"Clinging to my backpack,
I walked the deadened streets.
Waiting for a happy face,
Or ground to chain my feet."
Scenes the Writer Shows by MB Moshe Trafford Publishing
book review by John E. Roper
"Clinging to my backpack,
I walked the deadened streets.
Waiting for a happy face,
Or ground to chain my feet."
In the past poets sometimes penned their verse on an epic scale or, if opting for shorter pieces, forced their musings into the shape of odes, sonnets, and other regimented forms. Modern poets for the most part have broken with these traditions, choosing instead to write freely with often only a loose sense of structure. Moshe, in this first collection of his poetry, retains a bit of both worlds in his verse. While frequently choosing to rely on common patterns of meter, rhyme, and stanza structure, he occasionally veers away from established patterns to chart his own course.

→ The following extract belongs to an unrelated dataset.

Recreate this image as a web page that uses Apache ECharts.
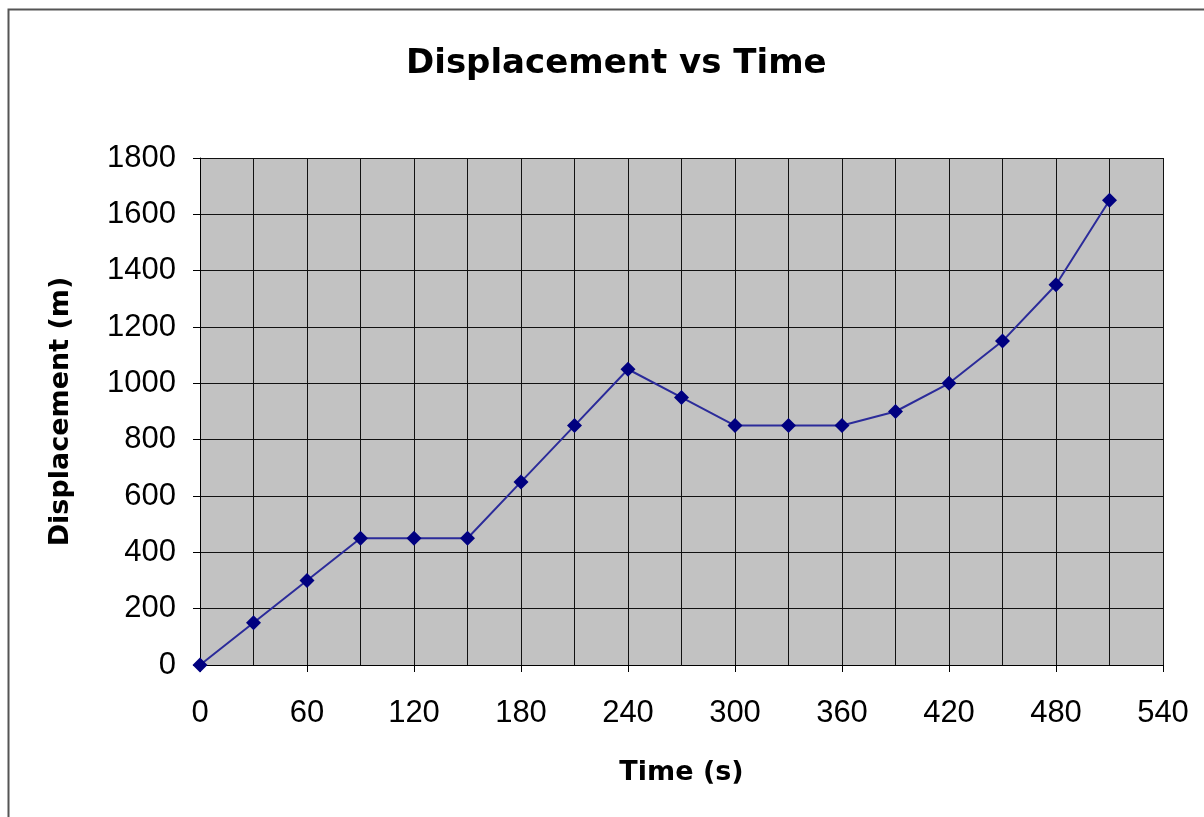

Offering snapshots of his life, the lives of others, and of the many places he has journeyed to, Moshe has cobbled together a collection that reads at times like a confessional and at others like a poetic travelogue. He shows his strengths as an observer especially in the latter type of poems and manages to craft for his readers a competent verbal picture of all he sees. In some cases, such as in the poem "The Best Farthings Spent," he goes one step further by including photographs that complement what he is describing. A unique feature of this poem and of some of the others written in a similar vein is that he adopts the region's dialect and vocabulary to heighten the piece's effectiveness.
Whether describing the bar scene in Ireland, the slow shuffle of a hustler through town, or a supposed friend who expresses surprise that the author actually wrote a book by himself, Moshe's poems exude a rare vitality and function as the perfect vehicles for the poet to show readers the world as he sees it.